**PROBLEM STATEMENT**
Set out every line bearing the string "draw".
[begin AVAILABLE DATA]
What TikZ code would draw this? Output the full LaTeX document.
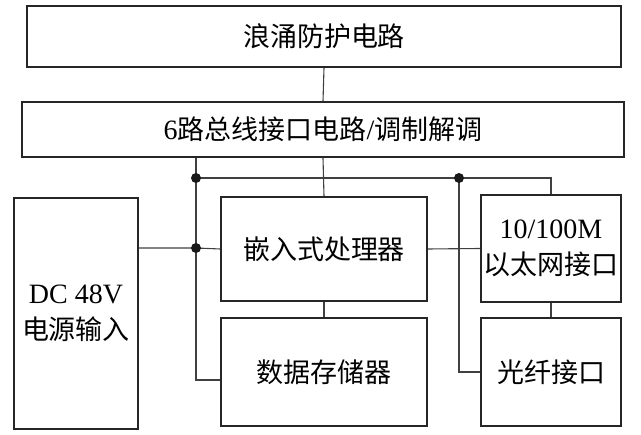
\documentclass[tikz,border=0pt]{standalone}
\usepackage{fontspec}
\setmainfont{Liberation Serif}
\newfontfamily\cjk{Noto Sans CJK SC}
\newcommand{\zh}[1]{{\cjk\fontsize{27}{36}\selectfont #1}}
\begin{document}
\begin{tikzpicture}
[x=1pt,y=-1pt,
  blockdecorate/.style={shape=rectangle,draw=black!85,line width=1.6pt,inner sep=0pt,%
    align=center,font=\fontsize{28}{36}\selectfont},%
  linedecorate/.style={-,draw=black!75,line width=1.1pt},%
  dotdecorate/.style={shape=circle,fill=black!90,inner sep=0pt,minimum size=10pt}]
\useasboundingbox (0,0) rectangle (641,435);
%% blocks
\node (surge) at (324,36.5) [blockdecorate,minimum width=594pt,minimum height=61pt] {\zh{浪涌防护电路}};
\node (bus) at (323,129.5) [blockdecorate,minimum width=602pt,minimum height=55pt] {6\zh{路总线接口电路}/\zh{调制解调}};
\node (power) at (76,313.5) [blockdecorate,minimum width=124pt,minimum height=231pt] {DC 48V\\\zh{电源输入}};
\node (cpu) at (324,249) [blockdecorate,minimum width=206pt,minimum height=104pt] {\zh{嵌入式处理器}};
\node (mem) at (324,372) [blockdecorate,minimum width=206pt,minimum height=108pt] {\zh{数据存储器}};
\node (eth) at (551,248.5) [blockdecorate,minimum width=140pt,minimum height=107pt] {10/100M\\\zh{以太网接口}};
\node (fiber) at (551,372) [blockdecorate,minimum width=140pt,minimum height=108pt] {\zh{光纤接口}};
%% junctions
\coordinate (jtop) at (196,178);
\coordinate (jpow) at (196,248);
\coordinate (jfib) at (459,178);
%% straight links
\path
\foreach \startnode/\endnode in {surge/bus, bus/cpu, cpu/mem, eth/fiber} {
  (\startnode.south) edge[linedecorate] (\endnode.north)
};
\draw[linedecorate] (cpu.east) -- (eth.west);
%% bus branches
\draw[linedecorate] (bus.south -| jtop) -- (jtop) -- (jpow) -- (196,380) -- ([yshift=-8pt]mem.west);
\draw[linedecorate] (jtop) -- (jtop -| eth.north) -- (eth.north);
\draw[linedecorate] (jfib) |- (fiber.west);
\draw[linedecorate] (power.east |- jpow) -- (jpow) -- (cpu.west);
\foreach \dotname in {jtop, jpow, jfib} {
  \node at (\dotname) [dotdecorate] {};
}
\end{tikzpicture}
\end{document}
[end AVAILABLE DATA]
**RESULT FOR THIS EXERCISE**
What TikZ code would draw this? Output the full LaTeX document.
  blockdecorate/.style={shape=rectangle,draw=black!85,line width=1.6pt,inner sep=0pt,%
  linedecorate/.style={-,draw=black!75,line width=1.1pt},%
\draw[linedecorate] (cpu.east) -- (eth.west);
\draw[linedecorate] (bus.south -| jtop) -- (jtop) -- (jpow) -- (196,380) -- ([yshift=-8pt]mem.west);
\draw[linedecorate] (jtop) -- (jtop -| eth.north) -- (eth.north);
\draw[linedecorate] (jfib) |- (fiber.west);
\draw[linedecorate] (power.east |- jpow) -- (jpow) -- (cpu.west);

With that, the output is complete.